Jäger gestand die Tat, verantwortete sich aber damit, dass er volltrunken war und aus Notwehr gehandelt hatte. Nach Auffassung des Gerichts war Jäger zur Tatzeit jedoch bereits wieder nüchtern und beteiligte sich bewusst an den Verfolgungsaktionen. Seine wiederholten Äußerungen, "einen KZ-ler erschießen zu wollen" setzte er in die Tat um, indem er "seinen Instinkten freien Lauf ließ."
Trotz dieser eindeutigen Sachverhaltsdarstellung erkannte das Gericht Jägers "erbliche Belastung durch Alkoholismus sowie seine heftige Gemütsbewegung infolge des Auftauchens geflüchteter KZ-Häftlinge" als mildernde Umstände an.
Am 18. September 1948 wurde er wegen Mord [§ 134 StG] und Verbrechen gegen die Menschlichkeit [§ 1 KVG] zu 12 Jahren schweren Kerker und Vermögensverfall verurteilt.
Das Vg-Verfahren gegen Franz Jäger wurde unter der Geschäftszahl LG Wien, Vg 12a Vr 5358/46, geführt, die Akten werden im Landesgericht für Strafsachen Wien aufbewahrt.

1994 verfilmte Andreas Gruber die Ereignisse rund um die "Mühlviertler Hasenjagd". Mit dieser Dokumentation arbeitete er nicht nur die Hetzjagd auf die geflohenen KZ-Häftlinge im Umkreis des KZ Mauthausens auf, sondern setzte zugleich auch ein Symbol "Wider das Vergessen".
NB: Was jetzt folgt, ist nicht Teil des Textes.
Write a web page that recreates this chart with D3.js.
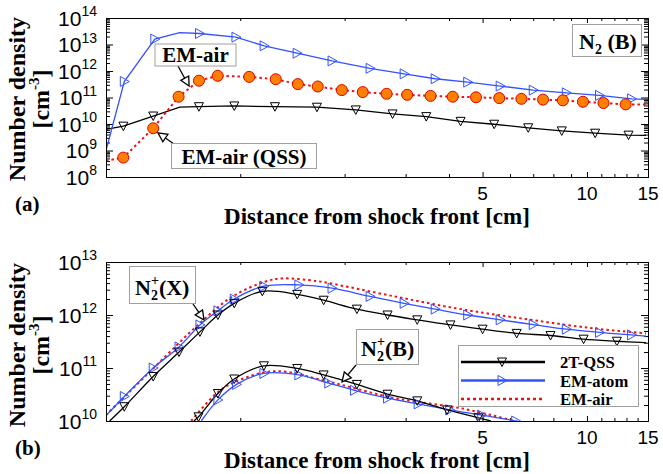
<!DOCTYPE html>
<html>
<head>
<meta charset="utf-8">
<script src="https://cdn.jsdelivr.net/npm/d3@7"></script>
<style>
  body { margin: 0; background: #fff; }
  svg { display: block; }
</style>
</head>
<body>
<div id="chart"></div>
<script>
/* Number density behind the shock front - two log-log panels */

// x axis (cm), shared by both panels
const xDomain = [0.41, 15];
const xTicks = [1, 2, 3, 4, 5, 6, 7, 8, 9, 10, 11, 12, 13, 14, 15];
const xTickLabels = [5, 10, 15];

// (a) N2(B): [x cm, density cm^-3]
const aAtom = [[0.41, 1.0e9], [0.463, 4.0e11], [0.567, 1.6e13], [0.669, 2.8e13], [0.763, 2.6e13], [0.972, 1.9e13],
  [1.172, 8.9e12], [1.459, 4.7e12], [1.84, 2.4e12], [2.369, 1.26e12], [2.97, 7.8e11], [3.65, 5.1e11], [4.53, 3.8e11],
  [5.62, 2.7e11], [7.0, 1.9e11], [8.72, 1.5e11], [10.87, 1.2e11], [13.45, 8.9e10], [14.8, 8.5e10]];
const aAtomBare = [0.669];
const aAir = [[0.41, 4.1e8], [0.46, 5.4e8], [0.561, 6.9e9], [0.664, 1.07e11], [0.76, 4.3e11], [0.861, 6.6e11],
  [1.061, 6.0e11], [1.266, 4.9e11], [1.466, 3.2e11], [1.673, 2.6e11], [1.964, 1.9e11], [2.256, 1.6e11], [2.643, 1.38e11],
  [3.03, 1.26e11], [3.54, 1.15e11], [4.10, 1.07e11], [4.786, 1.02e11], [5.585, 9.5e10], [6.47, 8.9e10], [7.47, 8.3e10],
  [8.52, 7.8e10], [9.74, 6.9e10], [11.16, 6.2e10], [12.93, 5.5e10], [14.8, 5.5e10]];
const aQss = [[0.41, 6.3e9], [0.46, 8.3e9], [0.561, 2.0e10], [0.669, 4.3e10], [0.76, 4.5e10], [0.961, 4.8e10],
  [1.259, 4.5e10], [1.664, 4.3e10], [2.154, 3.4e10], [2.75, 2.4e10], [3.44, 1.9e10], [4.32, 1.26e10], [5.40, 9.8e9],
  [6.77, 7.2e9], [8.46, 5.5e9], [10.56, 4.5e9], [13.18, 3.8e9], [14.8, 3.7e9]];
const aQssBare = [0.669];

// (b) N2+(X) and N2+(B)
const bAirX = [[0.41, 1.29e10], [0.561, 9.8e10], [0.763, 6.9e11], [0.95, 2.24e12], [1.185, 4.3e12], [1.32, 4.9e12],
  [1.648, 4.4e12], [1.80, 4.0e12], [2.79, 2.24e12], [4.33, 1.29e12], [6.73, 8.3e11], [10.45, 5.6e11], [14.8, 4.5e11]];
const bAtomX = [[0.41, 1.26e10], [0.463, 2.9e10], [0.561, 1.0e11], [0.666, 2.5e11], [0.765, 6.5e11], [0.862, 1.2e12],
  [0.961, 2.0e12], [1.17, 3.5e12], [1.476, 3.7e12], [1.84, 3.2e12], [2.369, 2.24e12], [2.97, 1.66e12], [3.65, 1.29e12],
  [4.53, 1.0e12], [5.62, 8.1e11], [7.0, 6.6e11], [8.72, 5.4e11], [10.87, 4.7e11], [13.45, 4.2e11], [14.8, 4.0e11]];
const bQssX = [[0.42, 1.0e10], [0.463, 1.86e10], [0.561, 6.9e10], [0.666, 2.0e11], [0.765, 4.8e11], [0.862, 1.0e12],
  [0.961, 1.66e12], [1.158, 2.8e12], [1.46, 2.45e12], [1.74, 1.9e12], [2.17, 1.29e12], [2.66, 1.0e12], [3.24, 8.1e11],
  [4.04, 6.5e11], [5.0, 5.4e11], [6.27, 4.5e11], [7.85, 4.1e11], [9.78, 3.5e11], [12.2, 3.2e11], [14.8, 3.0e11]];
const bAirB = [[0.722, 1.0e10], [0.862, 3.5e10], [0.993, 5.9e10], [1.265, 8.7e10], [1.80, 5.5e10], [2.79, 2.7e10],
  [4.33, 1.74e10], [6.2, 1.0e10]];
const bAtomB = [[0.772, 1.0e10], [0.862, 2.5e10], [0.976, 4.9e10], [1.17, 7.9e10], [1.476, 7.4e10], [1.8, 5.2e10],
  [2.135, 3.8e10], [2.66, 2.7e10], [3.26, 2.1e10], [4.02, 1.62e10], [4.97, 1.29e10], [6.23, 1.0e10], [6.4, 9.6e9]];
const bQssB = [[0.735, 1.0e10], [0.758, 1.2e10], [0.862, 3.3e10], [0.961, 6.2e10], [1.17, 1.1e11], [1.46, 9.8e10],
  [1.74, 7.4e10], [2.17, 4.9e10], [2.66, 3.2e10], [3.24, 2.4e10], [3.95, 1.62e10], [4.86, 1.15e10], [5.28, 1.0e10]];

const legendNames = ['2T-QSS', 'EM-atom', 'EM-air'];

// Styles
const serif = '"Liberation Serif", "Times New Roman", serif';
const sans = '"Liberation Sans", Arial, Helvetica, sans-serif';
const colors = { qss: '#000000', atom: '#3352ff', air: '#ee1111', circle: '#ff8000' };

const plotLeft = 106, plotRight = 648;
const svg = d3.select('#chart').append('svg')
  .attr('width', 663)
  .attr('height', 474);

const x = d3.scaleLog().domain(xDomain).range([plotLeft, plotRight]);

const shapes = {
  down: 'M-4.5,-4L4.5,-4L0,4.5Z',
  right: 'M-4,-5L-4,5L5,0Z'
};

const styles = {
  qss: { stroke: colors.qss, width: 1.3, dash: null, marker: 'down' },
  atom: { stroke: colors.atom, width: 1.3, dash: null, marker: 'right' },
  air: { stroke: colors.air, width: 2, dash: '2.5,3', marker: null },
  airDots: { stroke: colors.air, width: 2, dash: '2.5,3', marker: 'circle' }
};

const panels = [
  {
    id: 'a', top: 18, bottom: 177, yDomain: [1e8, 1e14], curve: d3.curveLinear,
    label: '(a)', labelY: 211, ylabY: 99,
    series: [
      { data: aQss, bare: aQssBare, style: styles.qss },
      { data: aAtom, bare: aAtomBare, style: styles.atom },
      { data: aAir, bare: [], style: styles.airDots }
    ]
  },
  {
    id: 'b', top: 262, bottom: 421, yDomain: [1e10, 1e13], curve: d3.curveCatmullRom.alpha(0.5),
    label: '(b)', labelY: 455, ylabY: 345,
    series: [
      { data: bAirX, bare: [], style: styles.air },
      { data: bAtomX, bare: [], style: styles.atom },
      { data: bQssX, bare: [], style: styles.qss },
      { data: bAirB, bare: [], style: styles.air },
      { data: bAtomB, bare: [], style: styles.atom },
      { data: bQssB, bare: [], style: styles.qss }
    ]
  }
];

function drawMarker(sel, type, color) {
  if (type === 'circle') {
    sel.append('circle').attr('r', 5.5)
      .attr('fill', colors.circle).attr('stroke', '#e00000').attr('stroke-width', 1);
  } else {
    sel.append('path').attr('d', shapes[type])
      .attr('fill', 'none').attr('stroke', color).attr('stroke-width', 1);
  }
}

function arrow(g, x1, y1, x2, y2) {
  const dx = x2 - x1, dy = y2 - y1, len = Math.hypot(dx, dy);
  const ux = dx / len, uy = dy / len, L = 9, w = 4.5;
  const bx = x2 - ux * L, by = y2 - uy * L;
  g.append('line')
    .attr('x1', x1).attr('y1', y1).attr('x2', bx).attr('y2', by)
    .attr('stroke', '#000').attr('stroke-width', 1.3);
  g.append('path')
    .attr('d', `M${x2},${y2}L${bx - uy * w},${by + ux * w}L${bx + uy * w},${by - ux * w}Z`)
    .attr('fill', '#fff').attr('stroke', '#000').attr('stroke-width', 1.3);
}

function box(g, x0, y0, x1, y1) {
  g.append('rect')
    .attr('x', x0).attr('y', y0).attr('width', x1 - x0).attr('height', y1 - y0)
    .attr('fill', '#fff').attr('stroke', '#a0a0a0').attr('stroke-width', 1);
}

const scales = {};

panels.forEach(p => {
  const y = d3.scaleLog().domain(p.yDomain).range([p.bottom, p.top]);
  scales[p.id] = y;
  const g = svg.append('g');

  svg.append('clipPath').attr('id', 'clip-' + p.id)
    .append('rect')
    .attr('x', plotLeft).attr('y', p.top)
    .attr('width', plotRight - plotLeft).attr('height', p.bottom - p.top);

  // Ticks (inward, on all four sides)
  const e0 = Math.round(Math.log10(p.yDomain[0]));
  const e1 = Math.round(Math.log10(p.yDomain[1]));
  const yMajor = d3.range(e0, e1 + 1).map(e => Math.pow(10, e));
  const yMinor = d3.range(e0, e1).flatMap(e => d3.range(2, 10).map(k => k * Math.pow(10, e)));
  const xMajor = xTickLabels;
  const xMinor = xTicks.filter(v => !xTickLabels.includes(v));

  const axes = [
    [d3.axisLeft(y).tickValues(yMajor).tickSize(-7), `translate(${plotLeft},0)`],
    [d3.axisLeft(y).tickValues(yMinor).tickSize(-4), `translate(${plotLeft},0)`],
    [d3.axisRight(y).tickValues(yMajor).tickSize(-7), `translate(${plotRight},0)`],
    [d3.axisRight(y).tickValues(yMinor).tickSize(-4), `translate(${plotRight},0)`],
    [d3.axisBottom(x).tickValues(xMajor).tickSize(-5), `translate(0,${p.bottom})`],
    [d3.axisBottom(x).tickValues(xMinor).tickSize(-3), `translate(0,${p.bottom})`],
    [d3.axisTop(x).tickValues(xMajor).tickSize(-5), `translate(0,${p.top})`],
    [d3.axisTop(x).tickValues(xMinor).tickSize(-3), `translate(0,${p.top})`]
  ];
  axes.forEach(([ax, tr]) => {
    const a = g.append('g').attr('transform', tr).call(ax.tickFormat('').tickSizeOuter(0));
    a.select('.domain').remove();
    a.selectAll('line').attr('stroke', '#000').attr('stroke-width', 1);
  });

  // Series
  const line = d3.line().x(d => x(d[0])).y(d => y(d[1])).curve(p.curve);
  const plot = g.append('g').attr('clip-path', `url(#clip-${p.id})`);
  p.series.forEach(s => {
    plot.append('path')
      .datum(s.data)
      .attr('d', line)
      .attr('fill', 'none')
      .attr('stroke', s.style.stroke)
      .attr('stroke-width', s.style.width)
      .attr('stroke-dasharray', s.style.dash);
  });
  p.series.forEach(s => {
    if (!s.style.marker) return;
    const pts = s.data.filter((d, i) => i > 0 && i < s.data.length - 1 && !s.bare.includes(d[0]));
    plot.selectAll(null)
      .data(pts)
      .enter()
      .append('g')
      .attr('transform', d => `translate(${x(d[0])},${y(d[1])})`)
      .each(function() { drawMarker(d3.select(this), s.style.marker, s.style.stroke); });
  });

  // Frame
  g.append('rect')
    .attr('x', plotLeft).attr('y', p.top)
    .attr('width', plotRight - plotLeft).attr('height', p.bottom - p.top)
    .attr('fill', 'none').attr('stroke', '#000').attr('stroke-width', 1)
    .attr('shape-rendering', 'crispEdges');

  // Y tick labels 10^n
  yMajor.forEach(v => {
    const t = g.append('text')
      .attr('x', 97).attr('y', y(v) + 7.5)
      .attr('text-anchor', 'end')
      .attr('font-family', sans).attr('fill', '#000');
    t.append('tspan').attr('font-size', 21).text('10');
    t.append('tspan').attr('font-size', 14).attr('dy', -9.5).text(Math.round(Math.log10(v)));
  });

  // X tick labels
  xTickLabels.forEach(v => {
    g.append('text')
      .attr('x', x(v)).attr('y', p.bottom + 22.5)
      .attr('text-anchor', 'middle')
      .attr('font-family', sans).attr('font-size', 19)
      .text(v);
  });

  // Axis titles
  g.append('text')
    .attr('x', 377).attr('y', p.bottom + 47)
    .attr('text-anchor', 'middle')
    .attr('font-family', serif).attr('font-size', 23).attr('font-weight', 'bold')
    .text('Distance from shock front [cm]');

  g.append('text')
    .attr('transform', `translate(25,${p.ylabY}) rotate(-90)`)
    .attr('text-anchor', 'middle')
    .attr('font-family', serif).attr('font-size', 24).attr('font-weight', 'bold')
    .text('Number density');

  const cm = g.append('text')
    .attr('transform', `translate(49,${p.ylabY}) rotate(-90)`)
    .attr('text-anchor', 'middle')
    .attr('font-family', serif).attr('font-size', 24).attr('font-weight', 'bold');
  cm.append('tspan').text('[cm');
  cm.append('tspan').attr('font-size', 15).attr('dy', -10).text('-3');
  cm.append('tspan').attr('dy', 10).text(']');

  g.append('text')
    .attr('x', 15).attr('y', p.labelY)
    .attr('font-family', serif).attr('font-size', 21).attr('font-weight', 'bold')
    .text(p.label);
});

// Annotations - panel (a)
const ya = scales.a, yb = scales.b;
const ann = svg.append('g')
  .attr('font-family', serif).attr('font-weight', 'bold').attr('fill', '#000');

arrow(ann, 178, 66, x(0.712), ya(2.7e11));
box(ann, 155, 44, 236, 66);
ann.append('text').attr('x', 195.5).attr('y', 61.5).attr('text-anchor', 'middle')
  .attr('font-size', 21).text('EM-air');

arrow(ann, 174, 144, x(0.579), ya(4.6e9));
box(ann, 171.5, 143.5, 316.5, 168.5);
ann.append('text').attr('x', 244).attr('y', 164).attr('text-anchor', 'middle')
  .attr('font-size', 21).text('EM-air (QSS)');

box(ann, 572.5, 24.5, 641.5, 56.5);
const n2b = ann.append('text').attr('x', 579).attr('y', 48.5).attr('font-size', 22);
n2b.append('tspan').text('N');
n2b.append('tspan').attr('font-size', 14).attr('dy', 5).text('2');
n2b.append('tspan').attr('dy', -5).text(' (B)');

// Annotations - panel (b)
function ionLabel(x0, base, state) {
  const t = ann.append('text').attr('x', x0).attr('y', base).attr('font-size', 22);
  t.append('tspan').text('N');
  t.append('tspan').attr('font-size', 14).attr('dy', -10).text('+');
  t.append('tspan').attr('font-size', 14).attr('dx', -8).attr('dy', 15).text('2');
  t.append('tspan').attr('dx', 1).attr('dy', -5).text('(' + state + ')');
}

arrow(ann, 193, 304, x(0.786), yb(8.1e11));
box(ann, 129.5, 266.5, 195.5, 303.5);
ionLabel(135, 295, 'X');

arrow(ann, 356, 365, x(1.966), yb(5.5e10));
box(ann, 356.5, 329.5, 418.5, 364.5);
ionLabel(361, 356, 'B');

// Legend
const legend = svg.append('g');
box(legend, 458.5, 345.5, 638.5, 406.5);
const legendStyles = [styles.qss, styles.atom, styles.air];
legendNames.forEach((name, i) => {
  const ly = 362 + i * 18.5;
  const st = legendStyles[i];
  legend.append('line')
    .attr('x1', 461).attr('x2', 545).attr('y1', ly).attr('y2', ly)
    .attr('stroke', st.stroke).attr('stroke-width', 2.5)
    .attr('stroke-dasharray', st.dash ? '3,3' : null);
  if (st.marker) {
    const m = legend.append('g').attr('transform', `translate(502,${ly})`);
    drawMarker(m, st.marker, st.stroke);
  }
  legend.append('text')
    .attr('x', 560).attr('y', ly + 6)
    .attr('font-family', serif).attr('font-size', 16.6).attr('font-weight', 'bold')
    .text(name);
});
</script>
</body>
</html>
Beitrag ist kein Bestandteil der Gerichtsakte

Schreiben von Innenminister Helmer an den Justizminister Gerö spiegelt anschaulich und erschreckend die Befindlichkeit der österreichischen Politik wieder, der zu dieser Zeit die Ahndung von NS-Verbrechen kein Anliegen mehr war, und von der die Bemühungen der Justiz, diese Verbrechen ihrer Schwere gemäß zu ahnden missachtet und rechtskräftige Urteile ganz einfach ignoriert wurden.

"Lieber Freund!
In Anbetracht der bevorstehenden Weihnachtszeit gestatte ich mir, in der Anlage eine Liste von wegen politischer Delikte in der Strafanstalt Stein inhaftierten ehemaligen Nationalsozialisten zu übermitteln.
Die genannten Personen scheinen infolge ihrer persönlichen sowie ihrer familiären Umstände für die Einbeziehung in eine Weihnachtsamnestie geeignet.
Mit besten Grüßen
Oskar Helmer"

Jäger Franz
Strafende: 17.06.1958
Hat bereits vor 1 ½ Jahren die Hälfte seiner Strafe verbüßt. Sein Delikt ist ein rein militärisches Befehlsdelikt, das er sich als Volkssturmmann zuschulden kommen ließ.